Sunday 4 October 2015

Chicken Mushroom Bruschetta


Hello everyone, I am back again!  I am so sorry for missing in action for  almost two months.  There are two reasons - our cameras are sent for service and it took almost a month and also due to me unreasonable working schedule. Well, this always happens to a full-time working married woman....sigh.

After a long break, I wish to share with you this recipe that was on my trial list for sometime, that is bruschetta.  I used to make varieties of vegetables and fruit topping whenever there are any home gathering, parties or potluck.  But this round I am eager to try out something savory and I am satisfied with the turn out.

Chicken Mushroom is my choice for this round bruschetta topping.  I had added a little touch of Asian feel in my recipe.  To make the colors stand out I have added in a little of dark soy sauce in my way of caramelizing the chicken meat with mushrooms.  No regrets at all!  It goes so well with the crispy toasted, buttered slice French baguette.   To make the bites feeling not too meaty, I intentionally combined the cooked chicken mushroom topping with some thinly chopped lettuce, so you can feel both kinds of crunchy from the greens and also the toasted sliced baguette.  

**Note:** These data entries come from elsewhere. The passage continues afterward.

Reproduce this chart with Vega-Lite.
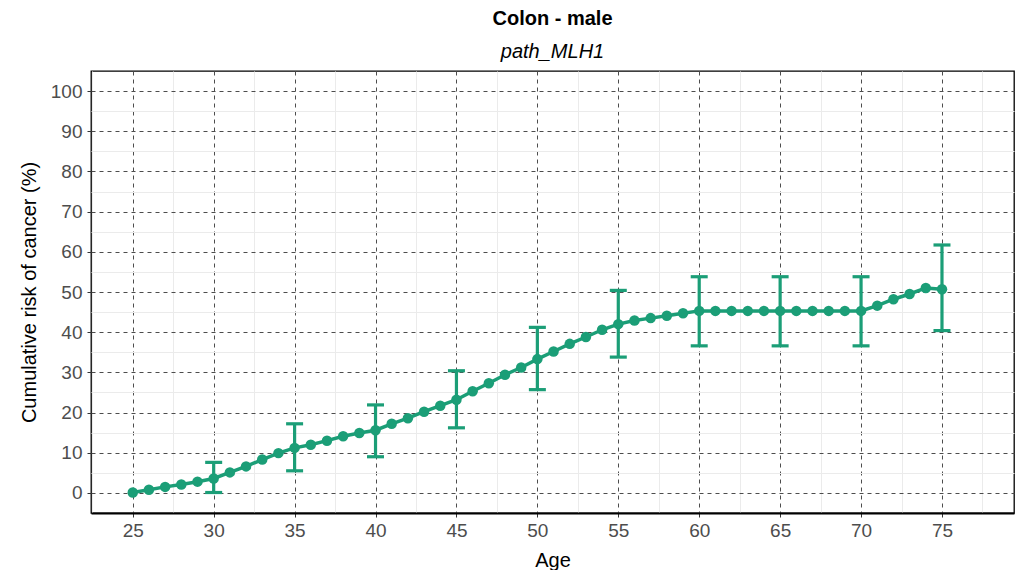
{
  "$schema": "https://vega.github.io/schema/vega-lite/v6.json",
  "autosize": {"type": "none"},
  "width": 923,
  "height": 442,
  "padding": {"left": 91, "top": 71, "right": 4, "bottom": 57},
  "background": "white",
  "title": {
    "text": "Colon - male",
    "subtitle": "path_MLH1",
    "anchor": "middle",
    "font": "Liberation Sans",
    "fontSize": 20,
    "fontWeight": "bold",
    "color": "#000000",
    "subtitleFont": "Liberation Sans",
    "subtitleFontSize": 20,
    "subtitleFontStyle": "italic",
    "subtitleColor": "#000000",
    "subtitlePadding": 13,
    "offset": 9
  },
  "config": {
    "view": {"stroke": "#000000", "strokeWidth": 1.3},
    "axis": {
      "labelFont": "Liberation Sans",
      "titleFont": "Liberation Sans",
      "labelFontSize": 19,
      "titleFontSize": 20,
      "titleFontWeight": "normal",
      "labelColor": "#4d4d4d",
      "titleColor": "#000000"
    }
  },
  "data": {
    "values": [
      {"age": 25, "risk": 0.1},
      {"age": 26, "risk": 0.8},
      {"age": 27, "risk": 1.5},
      {"age": 28, "risk": 2.1},
      {"age": 29, "risk": 2.8},
      {"age": 30, "risk": 3.6, "lower": 0.1, "upper": 7.6},
      {"age": 31, "risk": 5.1},
      {"age": 32, "risk": 6.6},
      {"age": 33, "risk": 8.3},
      {"age": 34, "risk": 9.9},
      {"age": 35, "risk": 11.2, "lower": 5.5, "upper": 17.2},
      {"age": 36, "risk": 12.0},
      {"age": 37, "risk": 13.0},
      {"age": 38, "risk": 14.1},
      {"age": 39, "risk": 14.9},
      {"age": 40, "risk": 15.6, "lower": 9.0, "upper": 21.9},
      {"age": 41, "risk": 17.2},
      {"age": 42, "risk": 18.6},
      {"age": 43, "risk": 20.2},
      {"age": 44, "risk": 21.7},
      {"age": 45, "risk": 23.2, "lower": 16.2, "upper": 30.4},
      {"age": 46, "risk": 25.3},
      {"age": 47, "risk": 27.3},
      {"age": 48, "risk": 29.4},
      {"age": 49, "risk": 31.2},
      {"age": 50, "risk": 33.3, "lower": 25.7, "upper": 41.2},
      {"age": 51, "risk": 35.2},
      {"age": 52, "risk": 37.1},
      {"age": 53, "risk": 38.8},
      {"age": 54, "risk": 40.6},
      {"age": 55, "risk": 42.0, "lower": 33.8, "upper": 50.4},
      {"age": 56, "risk": 42.9},
      {"age": 57, "risk": 43.5},
      {"age": 58, "risk": 44.1},
      {"age": 59, "risk": 44.7},
      {"age": 60, "risk": 45.3, "lower": 36.6, "upper": 53.8},
      {"age": 61, "risk": 45.3},
      {"age": 62, "risk": 45.3},
      {"age": 63, "risk": 45.3},
      {"age": 64, "risk": 45.3},
      {"age": 65, "risk": 45.3, "lower": 36.6, "upper": 53.8},
      {"age": 66, "risk": 45.3},
      {"age": 67, "risk": 45.3},
      {"age": 68, "risk": 45.3},
      {"age": 69, "risk": 45.3},
      {"age": 70, "risk": 45.3, "lower": 36.6, "upper": 53.8},
      {"age": 71, "risk": 46.6},
      {"age": 72, "risk": 48.2},
      {"age": 73, "risk": 49.5},
      {"age": 74, "risk": 51.0},
      {"age": 75, "risk": 50.7, "lower": 40.4, "upper": 61.7}
    ]
  },
  "resolve": {"axis": {"x": "independent", "y": "independent"}},
  "layer": [
    {
      "mark": {"type": "line", "color": "#1b9e77", "strokeWidth": 3.5},
      "encoding": {
        "x": {
          "field": "age", "type": "quantitative",
          "scale": {"domain": [22.42, 79.45], "nice": false, "zero": false},
          "axis": {
            "orient": "bottom",
            "values": [22.5, 27.5, 32.5, 37.5, 42.5, 47.5, 52.5, 57.5, 62.5, 67.5, 72.5, 77.5],
            "grid": true, "gridColor": "#ebebeb", "gridWidth": 1,
            "labels": false, "ticks": false, "domain": false, "title": null
          }
        },
        "y": {
          "field": "risk", "type": "quantitative",
          "scale": {"domain": [-5, 105], "nice": false, "zero": false},
          "axis": {
            "orient": "left",
            "values": [5, 15, 25, 35, 45, 55, 65, 75, 85, 95],
            "grid": true, "gridColor": "#ebebeb", "gridWidth": 1,
            "labels": false, "ticks": false, "domain": false, "title": null
          }
        }
      }
    },
    {
      "transform": [{"filter": "isValid(datum.lower)"}],
      "mark": {"type": "rule", "color": "#1b9e77", "strokeWidth": 3.2, "opacity": 1},
      "encoding": {
        "x": {
          "field": "age", "type": "quantitative",
          "axis": {
            "orient": "bottom",
            "values": [25, 30, 35, 40, 45, 50, 55, 60, 65, 70, 75],
            "grid": true, "gridColor": "#4d4d4d", "gridDash": [4, 4], "gridWidth": 1,
            "ticks": true, "tickColor": "#333333", "tickSize": 4, "tickWidth": 1,
            "domain": true, "domainColor": "#000000", "domainWidth": 2.2,
            "labelPadding": 4, "title": "Age", "titlePadding": 10
          }
        },
        "y": {
          "field": "lower", "type": "quantitative",
          "axis": {
            "orient": "left",
            "values": [0, 10, 20, 30, 40, 50, 60, 70, 80, 90, 100],
            "grid": true, "gridColor": "#4d4d4d", "gridDash": [4, 4], "gridWidth": 1,
            "ticks": true, "tickColor": "#333333", "tickSize": 4, "tickWidth": 1,
            "domain": false,
            "labelPadding": 5, "title": "Cumulative risk of cancer (%)", "titlePadding": 11
          }
        },
        "y2": {"field": "upper"}
      }
    },
    {
      "transform": [{"filter": "isValid(datum.lower)"}],
      "mark": {"type": "tick", "color": "#1b9e77", "orient": "horizontal", "size": 17, "thickness": 3.2, "opacity": 1},
      "encoding": {
        "x": {"field": "age", "type": "quantitative", "axis": null},
        "y": {"field": "lower", "type": "quantitative", "axis": null}
      }
    },
    {
      "transform": [{"filter": "isValid(datum.lower)"}],
      "mark": {"type": "tick", "color": "#1b9e77", "orient": "horizontal", "size": 17, "thickness": 3.2, "opacity": 1},
      "encoding": {
        "x": {"field": "age", "type": "quantitative", "axis": null},
        "y": {"field": "upper", "type": "quantitative", "axis": null}
      }
    },
    {
      "mark": {"type": "point", "filled": true, "color": "#1b9e77", "size": 110, "opacity": 1},
      "encoding": {
        "x": {"field": "age", "type": "quantitative", "axis": null},
        "y": {"field": "risk", "type": "quantitative", "axis": null}
      }
    }
  ]
}
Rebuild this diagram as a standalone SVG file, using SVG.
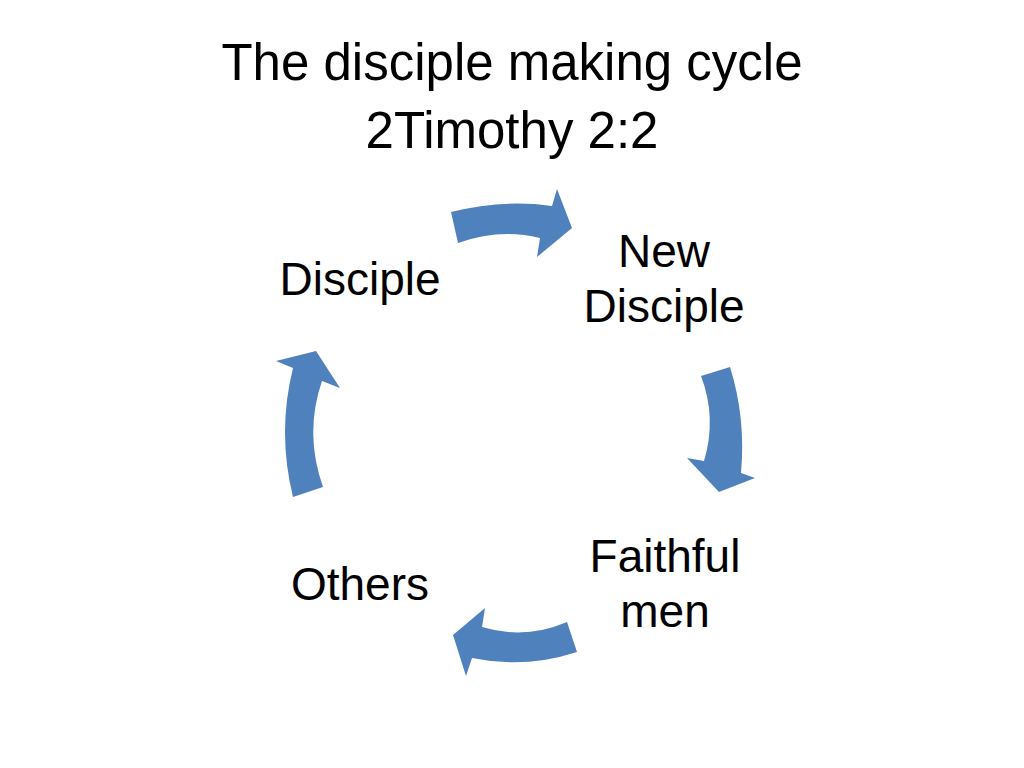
<svg xmlns="http://www.w3.org/2000/svg" width="1024" height="768" viewBox="0 0 1024 768">
<style>
.t{font-family:"Liberation Sans",Arial,sans-serif;fill:#000;text-anchor:middle}
.title{font-size:51px}
.lbl{font-size:46px}
.arr{fill:#4F81BD;stroke:none}
</style>
<rect width="1024" height="768" fill="#fff"/>
<g id="title">
<text class="t title" x="512" y="80">The disciple making cycle</text>
<text class="t title" x="512" y="148">2Timothy 2:2</text>
</g>
<g id="node-disciple"><text class="t lbl" x="360" y="295">Disciple</text></g>
<g id="node-new-disciple"><text class="t lbl" x="664" y="267">New</text><text class="t lbl" x="664" y="322">Disciple</text></g>
<g id="node-faithful-men"><text class="t lbl" x="665" y="572">Faithful</text><text class="t lbl" x="665" y="627">men</text></g>
<g id="node-others"><text class="t lbl" x="360" y="600">Others</text></g>
<g id="connectors">
<path class="arr" d="M451,212 Q503,199 552,206 L557,189 L572,228 L537,257 L540,238 Q500,228 458,243 Z"/>
<path class="arr" d="M730,367 Q746,418 741,473 L755,478 L719,492 L687,458 L704,461 Q717,418 701,376 Z"/>
<path class="arr" d="M577,652 Q525,669 472,658 L466,676 L453,635 L485,608 L482,627 Q525,640 567,622 Z"/>
<path class="arr" d="M293,497 Q277,432 293,368 L276,361 L316,351 L340,388 L322,381 Q304,433 323,487 Z"/>
</g>
</svg>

Holiday seasons round the corner, try this out for your guests at home!


INGREDIENTS

1 French baguette, slice
300g minced chicken meat
6 button mushrooms, thinly slice
2 tbsp olive oil
1 tbsp butter for cooking & 1-2 tbsp for spread 
1 clove of garlic, finely chopped
1 tbsp dried thymes
1 tbsp dark soy sauce combines with 1/2 cup of water
Some salt, pepper for seasoning
1 romaine lettuce, thinly slice



DIRECTIONS

1.   Preheat oven 180 degree Celsius.
2.   Spread a thin layer of butter on every slice of baguette and arrange them on a baking tray and bake them for 10 minutes or until both sides turn golden brownish.  Once done, set aside and leave it to cold.
3.   In a pan of skillet, heat-up olive oil and butter, saute garlic until fragrant.  
4.  Add in the chicken meat until the meat half cooked, follow by the mushrooms, combined well.
5.   Pour in the mixture of soy sauce and water and let it simmer for a few minutes or until the mixtures are well glazed.
6.   Season with dried thymes, salt and pepper and remove from heat.  Set aside and leave it to cold down.
7.   Add in chopped lettuce and mix well.
6.   Spread the mixtures on top of the toasted slice baguette and is ready to serve!